A flash noseband was found in the barn, and it was looped around our cavesson. Consistency in the connection has been a challenge at times with Anna, and I was interested to see what her response to the flash would be. But Schumacher wasn’t done adding equipment. He requested a draw rein—certainly not classical equipment. He called it a “supporting rein”, and ran it around the girth, between the front legs and then up and through the newly added flash noseband on Anna’s hollow side. I held the rein as one would hold the curb rein on a double. The rein only comes into play if the horse raises their head beyond a certain level, much like a martingale would. Schumacher said that the supporting rein helps to create stability in the contact, and therefore is appropriate to use in a classical training system.

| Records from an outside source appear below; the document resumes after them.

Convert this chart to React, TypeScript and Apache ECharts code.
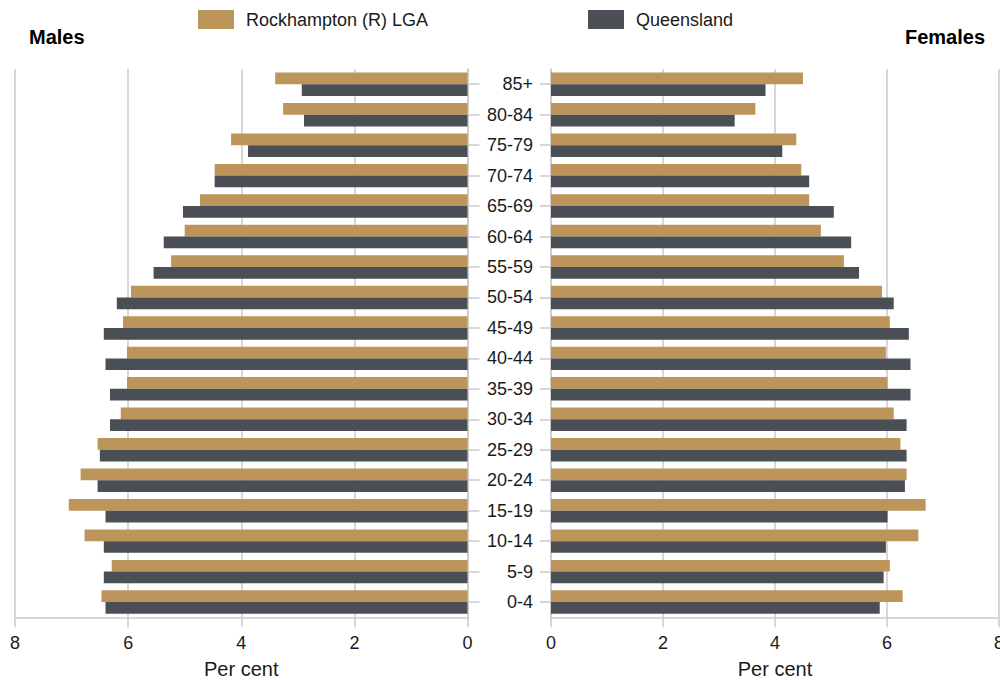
import React, { useEffect, useRef } from "react";
import * as echarts from "echarts";

const ageGroups = ["0-4", "5-9", "10-14", "15-19", "20-24", "25-29", "30-34", "35-39", "40-44", "45-49", "50-54", "55-59", "60-64", "65-69", "70-74", "75-79", "80-84", "85+"];

const maleRockhampton = [6.47, 6.29, 6.77, 7.05, 6.84, 6.54, 6.13, 6.02, 6.02, 6.09, 5.95, 5.24, 5.0, 4.73, 4.47, 4.18, 3.26, 3.4];
const maleQueensland = [6.4, 6.43, 6.43, 6.4, 6.54, 6.5, 6.32, 6.32, 6.4, 6.43, 6.2, 5.55, 5.37, 5.03, 4.47, 3.88, 2.89, 2.93];
const femaleRockhampton = [6.28, 6.05, 6.56, 6.69, 6.35, 6.24, 6.12, 6.01, 5.98, 6.05, 5.91, 5.23, 4.82, 4.61, 4.47, 4.38, 3.65, 4.5];
const femaleQueensland = [5.87, 5.94, 5.98, 6.01, 6.32, 6.35, 6.35, 6.42, 6.42, 6.39, 6.12, 5.5, 5.36, 5.05, 4.61, 4.13, 3.28, 3.83];

const xTicks = [0, 2, 4, 6, 8];

const seriesNames = ["Rockhampton (R) LGA", "Queensland"];
const GOLD = "#bd955b";
const DARK = "#4a4e55";
const GRID = "#cacaca";
const FONT = "'Liberation Sans', Arial, sans-serif";

export default function App() {
  const ref = useRef<HTMLDivElement>(null);
  useEffect(() => {
    if (!ref.current) return;
    const chart = echarts.init(ref.current, null, { renderer: "svg" });
    const xAxisCommon = (inverse: boolean, gridIndex: number) => ({
      type: "value",
      gridIndex,
      min: xTicks[0],
      max: xTicks[xTicks.length - 1],
      interval: 2,
      inverse,
      name: "Per cent",
      nameLocation: "middle",
      nameGap: 42,
      nameTextStyle: { fontSize: 20, color: "#1a1a1a", fontFamily: FONT },
      axisLine: { show: true, lineStyle: { color: GRID, width: 1.5 } },
      axisTick: { show: true, length: 10, lineStyle: { color: GRID, width: 1.5 } },
      axisLabel: { fontSize: 18, color: "#1a1a1a", fontFamily: FONT, margin: 17, showMaxLabel: true, showMinLabel: true },
      splitLine: { show: true, lineStyle: { color: GRID, width: 1.5 } },
    });
    const yAxisCommon = (gridIndex: number, position: string, showLabel: boolean, tickLen: number) => ({
      type: "category",
      gridIndex,
      data: ageGroups,
      position,
      axisLine: { show: true, lineStyle: { color: GRID, width: 1.5 } },
      axisTick: { show: true, length: tickLen, alignWithLabel: true, lineStyle: { color: GRID, width: 1.5 } },
      axisLabel: { show: showLabel, fontSize: 18, color: "#1a1a1a", fontFamily: FONT, margin: 18, align: "right" },
      splitLine: { show: false },
    });
    const barCommon = {
      type: "bar",
      barGap: "0%",
      barCategoryGap: "23%",
    };
    const legendCommon = {
      top: 10,
      padding: 0,
      itemWidth: 36,
      itemHeight: 19,
      icon: "rect",
      textStyle: { fontSize: 18, color: "#1a1a1a", fontFamily: FONT, padding: [4, 0, 0, 7] },
      selectedMode: false,
    };
    chart.setOption({
      animation: false,
      textStyle: { fontFamily: FONT },
      legend: [
        { ...legendCommon, data: [seriesNames[0]], left: 198 },
        { ...legendCommon, data: [seriesNames[1]], left: 588 },
      ],
      graphic: [
        {
          type: "text",
          left: 29,
          top: 27,
          style: { text: "Males", fill: "#000", font: `bold 20px ${FONT}` },
        },
        {
          type: "text",
          right: 15,
          top: 27,
          style: { text: "Females", fill: "#000", font: `bold 20px ${FONT}` },
        },
      ],
      grid: [
        { left: 15, right: 532.5, top: 69, bottom: 63.7, containLabel: false, outerBoundsMode: "none" },
        { left: 551, right: 1, top: 69, bottom: 63.7, containLabel: false, outerBoundsMode: "none" },
      ],
      xAxis: [xAxisCommon(true, 0), xAxisCommon(false, 1)],
      yAxis: [yAxisCommon(0, "right", false, 12), yAxisCommon(1, "left", true, 11)],
      series: [
        { ...barCommon, name: seriesNames[0], xAxisIndex: 0, yAxisIndex: 0, data: maleRockhampton, itemStyle: { color: GOLD } },
        { ...barCommon, name: seriesNames[1], xAxisIndex: 0, yAxisIndex: 0, data: maleQueensland, itemStyle: { color: DARK } },
        { ...barCommon, name: seriesNames[0], xAxisIndex: 1, yAxisIndex: 1, data: femaleRockhampton, itemStyle: { color: GOLD } },
        { ...barCommon, name: seriesNames[1], xAxisIndex: 1, yAxisIndex: 1, data: femaleQueensland, itemStyle: { color: DARK } },
      ],
    });
    return () => chart.dispose();
  }, []);
  return <div ref={ref} style={{ position: "absolute", left: 0, top: 0, width: 1000, height: 681 }} />;
}
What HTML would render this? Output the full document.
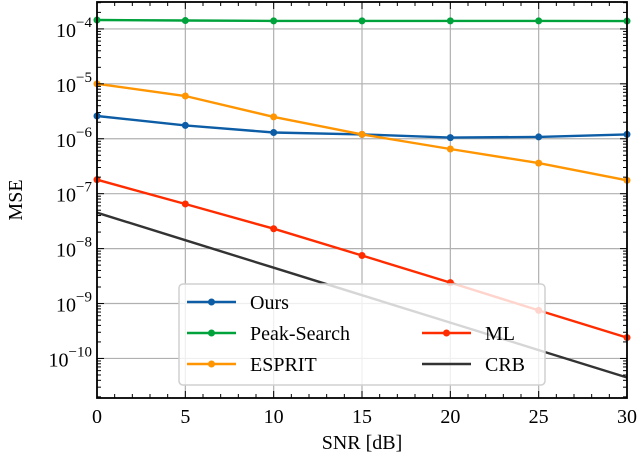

Our session focused heavily on neck control and improving the stability in the connection. Schumacher had me ride a series of walk-halt-walk transitions, staying in the halt under the neck got rounder and then immediately stepping forward into the walk as a reward for responding. Once we moved to the trot, we continued to work on transitions but incorporated smaller circles, timing the transition from trot to walk as we angled towards the wall. In the trot, Schumacher had me use a slight yield of the haunches to the outside to increase the roundness, followed by riding straight and forward.
I think that all of the exercises worked well to improve Anna’s consistency in the connection and overall roundness. The addition of the flash noseband was helpful, even though there were a few moments of pony rebellion against its slight restriction. The supporting rein was not particularly helpful, in my opinion. Since riding in this clinic, I have acquired a well fitting flash noseband, which I think has allowed the quality of our connection to increase. I have not used the supporting rein again.
Overall, the ride was positive and I was left with several new ideas and exercises to “take to the lab” and experiment with. It is always helpful to spend time listening to the training philosophy and techniques of individuals who work out of a clear, progressive system. Whether riding or auditing, taking part in these sorts of experiences can only help to broaden our base of knowledge.